Jimm Cox, professor of theatre and director of the Shoestring Players, has received
much deserved recognition and accolades for the significant contributions he has made during his 43 years with the USC System.
“He is an institution here. If I had to choose one member of our community to embody the best of what USC Upstate is, it would be him,” said Dr. Ben Myers, chair of the Department of Fine Arts and Communications Studies.
Professor Cox was awarded the Carolina Trustee Professorship in May, which is presented to faculty who are committed to teaching excellence in any phase of the university’s educational mission.
Professor Cox singlehandedly negotiated a collaboration with The Rose Theatre in London that has allowed the theatre’s international program to expand beyond imagination.

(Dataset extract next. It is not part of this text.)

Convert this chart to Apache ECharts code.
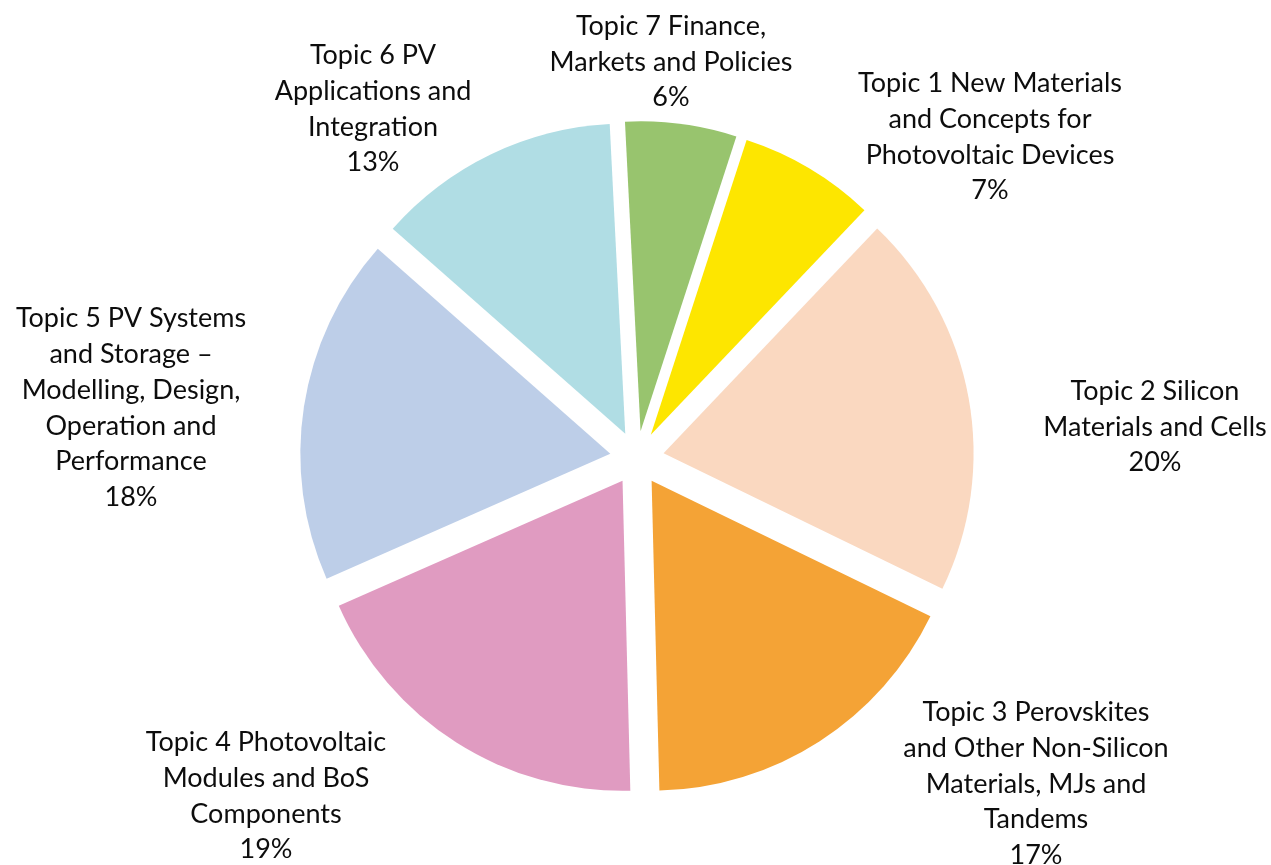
<!DOCTYPE html>
<html>
<head>
<meta charset="utf-8">
<script src="https://cdn.jsdelivr.net/npm/echarts@6/dist/echarts.min.js"></script>
<style>
html,body{margin:0;padding:0;background:#fff;}
#chart{width:1271px;height:865px;}
</style>
</head>
<body>
<div id="chart"></div>
<script>
// Categories (clockwise drawing order)
var categories = [
  "Topic 1 New Materials\nand Concepts for\nPhotovoltaic Devices",
  "Topic 2 Silicon\nMaterials and Cells",
  "Topic 3 Perovskites\nand Other Non-Silicon\nMaterials, MJs and\nTandems",
  "Topic 4 Photovoltaic\nModules and BoS\nComponents",
  "Topic 5 PV Systems\nand Storage –\nModelling, Design,\nOperation and\nPerformance",
  "Topic 6 PV\nApplications and\nIntegration",
  "Topic 7 Finance,\nMarkets and Policies"
];
// Shares (percent)
var shares = [7.1, 20.1, 17.4, 18.8, 18.1, 12.7, 5.8];

// Styling / layout (not data)
var colors = ["#FDE600", "#FAD8C0", "#F4A336", "#E09BC1", "#BDCEE8", "#B0DDE4", "#98C46E"];
var pieCenter = [637, 458];
var labelOffsets = [[353, -321], [518, -31], [399, 326], [-371, 338], [-506, -50], [-264, -349], [34, -396]];

var chart = echarts.init(document.getElementById('chart'), null, {renderer: 'canvas'});

var sliceData = categories.map(function (c, i) {
  return {name: c, value: shares[i], selected: true, itemStyle: {color: colors[i]}};
});
var labelData = categories.map(function (c, i) {
  return {name: c, value: shares[i]};
});

chart.setOption({
  animation: false,
  backgroundColor: '#ffffff',
  series: [{
    // exploded slices
    type: 'pie',
    center: pieCenter,
    radius: [0, 310],
    startAngle: 72,
    clockwise: true,
    selectedMode: 'multiple',
    selectedOffset: 27,
    silent: true,
    data: sliceData,
    itemStyle: {borderWidth: 0},
    select: {itemStyle: {borderWidth: 0}},
    label: {show: false},
    labelLine: {show: false}
  }, {
    // data labels (same geometry, invisible sectors)
    type: 'pie',
    center: pieCenter,
    radius: [0, 310],
    startAngle: 72,
    clockwise: true,
    percentPrecision: 0,
    silent: true,
    avoidLabelOverlap: false,
    z: 5,
    data: labelData,
    itemStyle: {color: 'rgba(0,0,0,0)', borderWidth: 0},
    label: {
      show: true,
      position: 'outside',
      formatter: '{b}\n{d}%',
      fontFamily: 'Lato',
      fontSize: 27,
      lineHeight: 35.7,
      color: '#0d0d0d'
    },
    labelLine: {show: false},
    labelLayout: function (p) {
      var o = labelOffsets[p.dataIndex];
      return {x: pieCenter[0] + o[0], y: pieCenter[1] + o[1], align: 'center', verticalAlign: 'middle'};
    }
  }]
});
</script>
</body>
</html>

Students now have the opportunity to perform five week internships at the London facility and Stephen Unwin, an English theatre director, conducts master classes for USC Upstate students and invited guests each year.
“It’s stunning when you actually stop and think about it: to consider how rare it is that a midsize regional state school in the South has a vibrant partnership with one of the most prestigious theatres in London. Quite simply, this partnership would have never happened without Professor Cox,” said Myers.
Additionally, the theatre program has been juried into London’s International Youth Arts Festival for the past six years. Professor Cox’s enthusiastic leadership, commitment to the students, vision for the arts program, and tireless energy are all responsible for the robust offerings that now include majors in communication, theatre, art education, art studio (graphic design), and commercial music. His record for success extends four decades and his unwavering mission to create opportunities for students has improved thousands of lives.